Piyush Sevalia, Executive Vice President of Marketing for SiTime, notes “In 2019, we will see growing interest in 5G timing advances in tandem with the growth of 5G deployment. Therefore, MEMS timing solutions will proliferate as they bring unique benefits that are not offered by traditional timing solutions. In particular, the 5G and communications, automotive, and IoT markets will greatly benefit from the size, reliability, and performance of SiTime’s MEMS timing solutions.

“In networking and communications, timing and synchronization is essential to the entire system. The resiliency of MEMS timing provides unfailing performance that is critical for the deployment of 5G as it rolls out into less-controlled, harsher environments. The same need for reliability and dynamic performance is driving the growing use of MEMS resonators in automotive, where systems must operate dependably in challenging conditions. In IoT, MEMS timing provides small size, low weight, and low power.”

While 5G offers opportunities and new features, it will be existing 3G and 4G/LTE technology that will drive IoT, IIoT, and Industry 4.0 solutions in the coming year. LTE-M and NB-IoT support is available now with modems that handle multiple protocols. Cellular licensing is also becoming more flexible.
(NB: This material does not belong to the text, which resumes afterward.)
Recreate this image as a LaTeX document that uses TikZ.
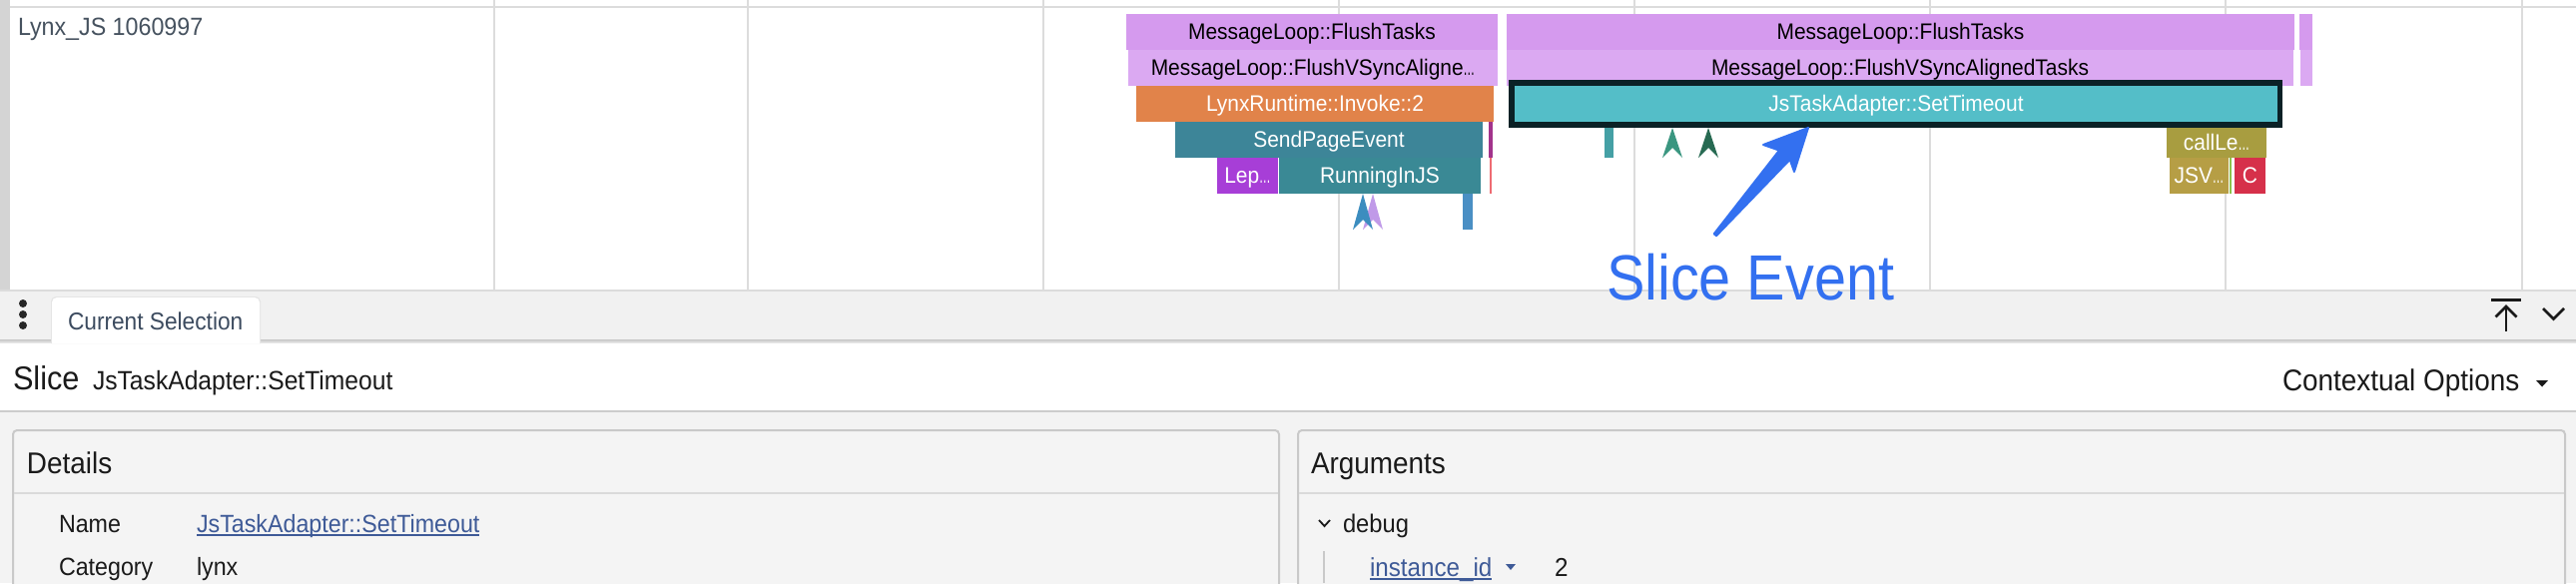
\documentclass[tikz,border=0pt]{standalone}
\usepackage{fontspec}
\usepackage{graphicx}
\setmainfont{Liberation Sans}[FakeStretch=0.93]
\newfontfamily\annfont{Liberation Sans}[FakeStretch=0.9]
\newcommand{\trunc}{\scalebox{0.55}[1]{…}}
\definecolor{leftbar}{HTML}{D4D4D4}
\definecolor{gridc}{HTML}{DCDCDC}
\definecolor{tabbg}{HTML}{F1F1F1}
\definecolor{panelbg}{HTML}{F3F3F3}
\definecolor{cardbg}{HTML}{F4F4F4}
\definecolor{cardline}{HTML}{C9C9C9}
\definecolor{divc}{HTML}{DADADA}
\definecolor{flA}{HTML}{D59AEE}
\definecolor{flB}{HTML}{DBA9F2}
\definecolor{orng}{HTML}{E1834A}
\definecolor{spe}{HTML}{3D8598}
\definecolor{rjs}{HTML}{3A8995}
\definecolor{lep}{HTML}{A73ED7}
\definecolor{stl}{HTML}{54BEC8}
\definecolor{stb}{HTML}{0B2126}
\definecolor{olive}{HTML}{A89D40}
\definecolor{olive2}{HTML}{B69E45}
\definecolor{cred}{HTML}{D6304A}
\definecolor{mag}{HTML}{A2338C}
\definecolor{lred}{HTML}{EE6B72}
\definecolor{tealbar}{HTML}{45A0A5}
\definecolor{chA}{HTML}{3A9680}
\definecolor{chB}{HTML}{276A52}
\definecolor{chC}{HTML}{3C8DBF}
\definecolor{chD}{HTML}{C09AE8}
\definecolor{bluebar}{HTML}{4A8FC4}
\definecolor{gree}{HTML}{8BC34A}
\definecolor{annblue}{HTML}{3370F0}
\definecolor{trk}{HTML}{46525F}
\definecolor{tabtxt}{HTML}{3C4B5F}
\definecolor{linkc}{HTML}{3E5A97}
\definecolor{txt}{HTML}{1A1A1A}
\newcommand{\slc}[8]{%
  \pgfmathsetmacro{\slcx}{(#2+#3)/2}%
  \pgfmathsetmacro{\slcy}{(#4+#5)/2}%
  \pgfmathsetmacro{\slcw}{#3-#2}%
  \pgfmathsetmacro{\slch}{#5-#4}%
  \node[slicebox, fill=#6, text=#7, minimum width=\slcw pt, minimum height=\slch pt] (#1) at (\slcx,\slcy) {#8};}
\newcommand{\chev}[4]{%
  \fill[#4] (#1,#2) -- ($(#1,#3)+(10,0)$) -- ($(#1,#3)+(0,-10)$) -- ($(#1,#3)+(-10,0)$) -- cycle;}
\usetikzlibrary{calc}
\tikzset{
  slicebox/.style={rectangle, inner sep=0pt, outer sep=0pt, text height=15pt, text depth=1pt, font=\fontsize{22.5}{26}\selectfont},
  lbl/.style={inner sep=0pt, outer sep=0pt, anchor=base west, text=txt},
}
\begin{document}
\begin{tikzpicture}[x=1pt,y=-1pt]
\useasboundingbox (0,0) rectangle (2580,584);
% timeline area
\fill[white] (0,0) rectangle (2580,290);
\fill[leftbar] (0,0) rectangle (10,290);
\foreach \gx in {495,749,1045,1341,1637,1933,2229,2526}
  \draw[gridc, line width=1.6pt] (\gx,0) -- (\gx,290);
\draw[gridc, line width=1.6pt] (10,7) -- (2580,7);
\node[lbl, text=trk, font=\fontsize{25}{30}\selectfont] (track) at (18,35) {Lynx\_JS 1060997};
% slices
\slc{ft1}{1128}{1500}{14}{50}{flA}{black}{MessageLoop::FlushTasks}
\slc{ft2}{1509}{2298}{14}{50}{flA}{black}{MessageLoop::FlushTasks}
\slc{ft3}{2303}{2316}{14}{50}{flA}{black}{}
\slc{fv1}{1130}{1500}{50}{86}{flB}{black}{MessageLoop::FlushVSyncAligne\trunc}
\slc{fv2}{1509}{2297}{50}{86}{flB}{black}{MessageLoop::FlushVSyncAlignedTasks}
\slc{fv3}{2304}{2316}{50}{86}{flB}{black}{}
\slc{inv}{1138}{1496}{86}{122}{orng}{white}{LynxRuntime::Invoke::2}
\slc{spev}{1177}{1485}{122}{158}{spe}{white}{SendPageEvent}
\slc{magb}{1491}{1495}{122}{158}{mag}{white}{}
\slc{lepb}{1219}{1280}{158}{194}{lep}{white}{Lep\trunc}
\slc{rjsb}{1281}{1483}{158}{194}{rjs}{white}{RunningInJS}
\slc{redl}{1491.5}{1493.5}{158}{194}{lred}{white}{}
\slc{blb}{1465}{1475}{194}{230}{bluebar}{white}{}
\chev{1375}{194}{230}{chD}
\chev{1365}{194}{230}{chC}
% selected slice
\fill[stb] (1511,80) rectangle (2286,128);
\slc{sto}{1517}{2281}{86}{122}{stl}{white}{JsTaskAdapter::SetTimeout}
\slc{tb}{1607}{1616}{128}{158}{tealbar}{white}{}
\chev{1675}{128}{158}{chA}
\chev{1711}{128}{158}{chB}
\slc{cle}{2170}{2270}{128}{158}{olive}{white}{callLe\trunc}
\slc{jsv}{2173}{2232}{158}{194}{olive2}{white}{JSV\trunc}
\slc{grl}{2233}{2235}{158}{194}{gree}{white}{}
\slc{cc}{2238}{2269}{158}{194}{cred}{white}{C}
% bottom panel
\fill[panelbg] (0,290) rectangle (2580,584);
\fill[tabbg] (0,290) rectangle (2580,343);
\draw[gridc, line width=2pt] (0,291) -- (2580,291);
\shade[top color=black!22, bottom color=tabbg] (0,340) rectangle (2580,344);
\fill[white] (0,344) rectangle (2580,411);
\draw[black!20, line width=2pt] (0,412) -- (2580,412);
% tab
\fill[black!10] (51,344) [rounded corners=5pt]-- (51,297) -- (261,297) [sharp corners]-- (261,344) -- cycle;
\fill[white] (52,344) [rounded corners=5pt]-- (52,298) -- (260,298) [sharp corners]-- (260,344) -- cycle;
\node[lbl, text=tabtxt, font=\fontsize{24.4}{28}\selectfont] (tab) at (68,330) {Current Selection};
\foreach \dy in {304,315,326} \fill[black!85] (23,\dy) circle (4);
% icons
\draw[black!90, line width=3pt] (2495,300) -- (2525,300);
\draw[black!90, line width=2.6pt] (2510,332) -- (2510,308);
\draw[black!90, line width=2.6pt] (2499.5,317.5) -- (2510,307) -- (2520.5,317.5);
\draw[black!90, line width=2.6pt] (2547,309) -- (2557.5,319.5) -- (2568,309);
% header
\node[lbl, font=\fontsize{33}{38}\selectfont] (slicehd) at (13,390) {Slice};
\node[lbl, font=\fontsize{26.5}{30}\selectfont] (slicenm) at (93,390) {JsTaskAdapter::SetTimeout};
\node[lbl, font=\fontsize{30}{34}\selectfont] (ctx) at (2286,391) {Contextual Options};
\fill[txt] (2540,381) -- (2552,381) -- (2546,387.5) -- cycle;
% cards
\draw[cardline, fill=cardbg, line width=2pt, rounded corners=4pt] (13,431) rectangle (1281,620);
\draw[divc, line width=2pt] (14,494) -- (1280,494);
\draw[cardline, fill=cardbg, line width=2pt, rounded corners=4pt] (1300,431) rectangle (2569,620);
\draw[divc, line width=2pt] (1301,494) -- (2568,494);
\node[lbl, font=\fontsize{30}{34}\selectfont] (det) at (27,474) {Details};
\node[lbl, font=\fontsize{25}{30}\selectfont] (nm) at (59,533) {Name};
\node[lbl, text=linkc, font=\fontsize{25}{30}\selectfont] (lnk) at (197,533) {JsTaskAdapter::SetTimeout};
\draw[linkc, line width=1.5pt] ([yshift=-3pt]lnk.base west) -- ([yshift=-3pt]lnk.base east);
\node[lbl, font=\fontsize{25}{30}\selectfont] (cat) at (59,576) {Category};
\node[lbl, font=\fontsize{25}{30}\selectfont] (lynx) at (197,576) {lynx};
\node[lbl, font=\fontsize{30}{34}\selectfont] (args) at (1313,474) {Arguments};
\draw[txt, line width=1.8pt] (1321,521) -- (1326.5,527) -- (1332,521);
\node[lbl, font=\fontsize{25.5}{30}\selectfont] (dbg) at (1345,533) {debug};
\draw[cardline, line width=2pt] (1326,552) -- (1326,584);
\node[lbl, text=linkc, font=\fontsize{26}{30}\selectfont] (iid) at (1372,577) {instance\_id};
\draw[linkc, line width=1.5pt] ([yshift=-3pt]iid.base west) -- ([yshift=-3pt]iid.base east);
\fill[linkc] (1508,565) -- (1518,565) -- (1513,571) -- cycle;
\node[lbl, font=\fontsize{26}{30}\selectfont] (val) at (1557,577) {2};
% annotation
\node[lbl, text=annblue, font=\annfont\fontsize{64}{70}\selectfont] (ann) at (1609,300) {Slice Event};
\coordinate (tip) at (1811,128);
\fill[annblue, draw=annblue, line width=2pt, line join=round]
  (tip) -- (1766,145) -- (1782,150.6) -- (1716.7,234.2) -- (1719,236.2)
  -- (1792.7,159.8) -- (1797,172) -- cycle;
\end{tikzpicture}
\end{document}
Cellular solutions provide many benefits, including wide coverage, but there are many alternatives that may be more suitable for a range of applications. These include long-range, low-power, unlicensed band wireless solutions like LoRaWAN and Sigfox.

The majority of IoT applications don’t require high-speed connectivity. LTE-M can deliver 1 Mb/s while the other available options are much slower. 5G will allow significantly higher throughput, opening up new applications.